- **Data shown**:
▬▬▬▬▬▬▬▬▬▬

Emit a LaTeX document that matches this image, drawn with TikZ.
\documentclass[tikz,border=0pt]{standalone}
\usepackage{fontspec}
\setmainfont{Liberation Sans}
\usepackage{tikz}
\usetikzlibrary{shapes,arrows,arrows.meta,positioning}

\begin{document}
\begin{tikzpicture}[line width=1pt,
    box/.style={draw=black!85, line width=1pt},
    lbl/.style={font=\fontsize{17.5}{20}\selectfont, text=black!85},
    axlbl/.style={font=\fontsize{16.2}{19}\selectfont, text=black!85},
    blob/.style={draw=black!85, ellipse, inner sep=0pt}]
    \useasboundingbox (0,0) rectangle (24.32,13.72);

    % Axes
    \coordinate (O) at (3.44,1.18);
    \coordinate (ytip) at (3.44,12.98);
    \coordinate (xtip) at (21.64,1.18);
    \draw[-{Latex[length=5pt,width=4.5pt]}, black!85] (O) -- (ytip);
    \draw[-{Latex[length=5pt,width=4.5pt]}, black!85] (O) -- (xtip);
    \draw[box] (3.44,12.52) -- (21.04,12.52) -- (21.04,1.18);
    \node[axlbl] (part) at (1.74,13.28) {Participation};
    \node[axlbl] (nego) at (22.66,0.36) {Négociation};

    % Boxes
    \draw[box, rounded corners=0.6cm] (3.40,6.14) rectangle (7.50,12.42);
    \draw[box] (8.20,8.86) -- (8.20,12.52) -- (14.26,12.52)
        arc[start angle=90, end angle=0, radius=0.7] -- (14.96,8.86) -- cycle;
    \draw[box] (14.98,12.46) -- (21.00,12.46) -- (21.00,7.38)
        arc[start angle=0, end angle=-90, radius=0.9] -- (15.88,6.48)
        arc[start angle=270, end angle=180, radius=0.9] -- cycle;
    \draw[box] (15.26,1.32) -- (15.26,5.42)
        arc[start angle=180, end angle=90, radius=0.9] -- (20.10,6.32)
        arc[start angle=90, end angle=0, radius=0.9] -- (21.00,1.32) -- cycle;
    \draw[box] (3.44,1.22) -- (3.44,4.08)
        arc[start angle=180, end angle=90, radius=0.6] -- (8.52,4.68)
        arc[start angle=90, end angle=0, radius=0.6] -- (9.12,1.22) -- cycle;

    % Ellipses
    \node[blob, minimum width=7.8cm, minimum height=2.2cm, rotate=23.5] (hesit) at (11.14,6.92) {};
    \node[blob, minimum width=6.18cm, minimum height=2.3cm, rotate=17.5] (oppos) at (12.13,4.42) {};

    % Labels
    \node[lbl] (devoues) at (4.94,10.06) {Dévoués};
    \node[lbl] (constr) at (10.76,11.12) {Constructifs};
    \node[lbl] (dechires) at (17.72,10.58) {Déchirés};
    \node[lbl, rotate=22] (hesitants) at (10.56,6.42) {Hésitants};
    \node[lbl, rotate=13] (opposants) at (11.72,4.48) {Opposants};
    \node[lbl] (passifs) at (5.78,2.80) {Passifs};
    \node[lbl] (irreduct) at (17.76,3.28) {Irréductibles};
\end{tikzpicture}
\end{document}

▬▬▬▬▬▬▬▬▬▬

- **To do**:
Write out the listing once more, matching it exactly.

- **Exercise output**:
Emit a LaTeX document that matches this image, drawn with TikZ.
\documentclass[tikz,border=0pt]{standalone}
\usepackage{fontspec}
\setmainfont{Liberation Sans}
\usepackage{tikz}
\usetikzlibrary{shapes,arrows,arrows.meta,positioning}

\begin{document}
\begin{tikzpicture}[line width=1pt,
    box/.style={draw=black!85, line width=1pt},
    lbl/.style={font=\fontsize{17.5}{20}\selectfont, text=black!85},
    axlbl/.style={font=\fontsize{16.2}{19}\selectfont, text=black!85},
    blob/.style={draw=black!85, ellipse, inner sep=0pt}]
    \useasboundingbox (0,0) rectangle (24.32,13.72);

    % Axes
    \coordinate (O) at (3.44,1.18);
    \coordinate (ytip) at (3.44,12.98);
    \coordinate (xtip) at (21.64,1.18);
    \draw[-{Latex[length=5pt,width=4.5pt]}, black!85] (O) -- (ytip);
    \draw[-{Latex[length=5pt,width=4.5pt]}, black!85] (O) -- (xtip);
    \draw[box] (3.44,12.52) -- (21.04,12.52) -- (21.04,1.18);
    \node[axlbl] (part) at (1.74,13.28) {Participation};
    \node[axlbl] (nego) at (22.66,0.36) {Négociation};

    % Boxes
    \draw[box, rounded corners=0.6cm] (3.40,6.14) rectangle (7.50,12.42);
    \draw[box] (8.20,8.86) -- (8.20,12.52) -- (14.26,12.52)
        arc[start angle=90, end angle=0, radius=0.7] -- (14.96,8.86) -- cycle;
    \draw[box] (14.98,12.46) -- (21.00,12.46) -- (21.00,7.38)
        arc[start angle=0, end angle=-90, radius=0.9] -- (15.88,6.48)
        arc[start angle=270, end angle=180, radius=0.9] -- cycle;
    \draw[box] (15.26,1.32) -- (15.26,5.42)
        arc[start angle=180, end angle=90, radius=0.9] -- (20.10,6.32)
        arc[start angle=90, end angle=0, radius=0.9] -- (21.00,1.32) -- cycle;
    \draw[box] (3.44,1.22) -- (3.44,4.08)
        arc[start angle=180, end angle=90, radius=0.6] -- (8.52,4.68)
        arc[start angle=90, end angle=0, radius=0.6] -- (9.12,1.22) -- cycle;

    % Ellipses
    \node[blob, minimum width=7.8cm, minimum height=2.2cm, rotate=23.5] (hesit) at (11.14,6.92) {};
    \node[blob, minimum width=6.18cm, minimum height=2.3cm, rotate=17.5] (oppos) at (12.13,4.42) {};

    % Labels
    \node[lbl] (devoues) at (4.94,10.06) {Dévoués};
    \node[lbl] (constr) at (10.76,11.12) {Constructifs};
    \node[lbl] (dechires) at (17.72,10.58) {Déchirés};
    \node[lbl, rotate=22] (hesitants) at (10.56,6.42) {Hésitants};
    \node[lbl, rotate=13] (opposants) at (11.72,4.48) {Opposants};
    \node[lbl] (passifs) at (5.78,2.80) {Passifs};
    \node[lbl] (irreduct) at (17.76,3.28) {Irréductibles};
\end{tikzpicture}
\end{document}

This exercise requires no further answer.